Why are employees averse to AI in the workplace?
Asper Assistant Professor Kimia Ansari investigates how workplaces can foster collaboration, not competition, with AI tools.
Asper Assistant Professor Kimia Ansari investigates how workplaces can foster collaboration, not competition, with AI tools.
When we’re at work, we want to feel skilled at what we do, drawing from a bank of experience, expertise, and hard work. We want to feel that our judgment matters.
But add AI into the mix, and suddenly, we can feel unskilled and easily replaceable.
In a recently published article, Kimia Ansari, Assistant Professor of Management Information Systems at the Asper School of Business, explores one of today’s most common workplace dilemmas: how do you integrate AI tools into a workplace in a way that doesn’t alienate the people doing the job?
Her article, “Partner or Rival? How Human-Artificial Intelligence Conflict Shapes Artificial Intelligence Aversion,” co-authored with Maryam Ghasemaghaei (DeGroote School of Business), was published in a recent issue of the prestigious Financial Times 50-ranked Journal of Management Information Systems.
In the experiment, Ansari asked participants to take on the role of employees using an AI agent to solve a decision-making problem. She studied how participants responded when their own judgment conflicted with the AI’s recommendation, and whether their reaction changed depending on whether they viewed the AI as a competitor or a collaborator.
A participant might believe, Ansari says, that “based on my expertise, option A is the best option.” But what happens when AI recommends option B? “Both conclusions may be rational and reasonable,” she says, “but we cannot say whether either is right or wrong.”
Her results showed that these disagreements led participants to experience cognitive dissonance—the psychological discomfort of holding two conflicting beliefs simultaneously. However, this dissonance was more salient when participants perceived AI as a competitor.

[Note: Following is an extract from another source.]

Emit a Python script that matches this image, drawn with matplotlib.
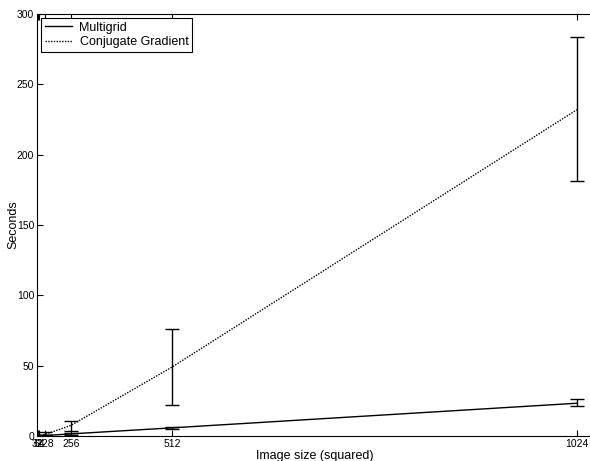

“Users know that AI is an advanced tool with high technical capability, high speed, and high accuracy, with access to lots of different types of data,” Ansari says. This can lead competitors to doubt the rational conclusions they came to through their knowledge, experience and expertise, threatening their self-perception of competence and authority. By contrast, participants with a cooperative mindset were more likely to frame the disagreement as an opportunity to refine their judgments.
In her initial hypotheses, Ansari thought that the conflict between a human solution and an AI one might lead the employee to investigate the decision further—perhaps alleviating dissonance by doing extra research.
Instead, she found, the inner world of competitors turns into a Star Trek episode as they put their shields up and set AI phasers to stun.
“Employees competing with AI may start to believe that AI is going to replace me, AI is going to threaten my authority, my control, my expertise,” she says.
“In order to safeguard themselves, competitors may not be willing to expend effort to understand why AI gave them the solution it did, and instead become averse to AI,” Ansari says.
In a world that is rapidly integrating AI into the workplace—with the potential to increase efficiency, effectiveness, and accuracy—this outright dismissal of AI may be an impediment to progress for organizations.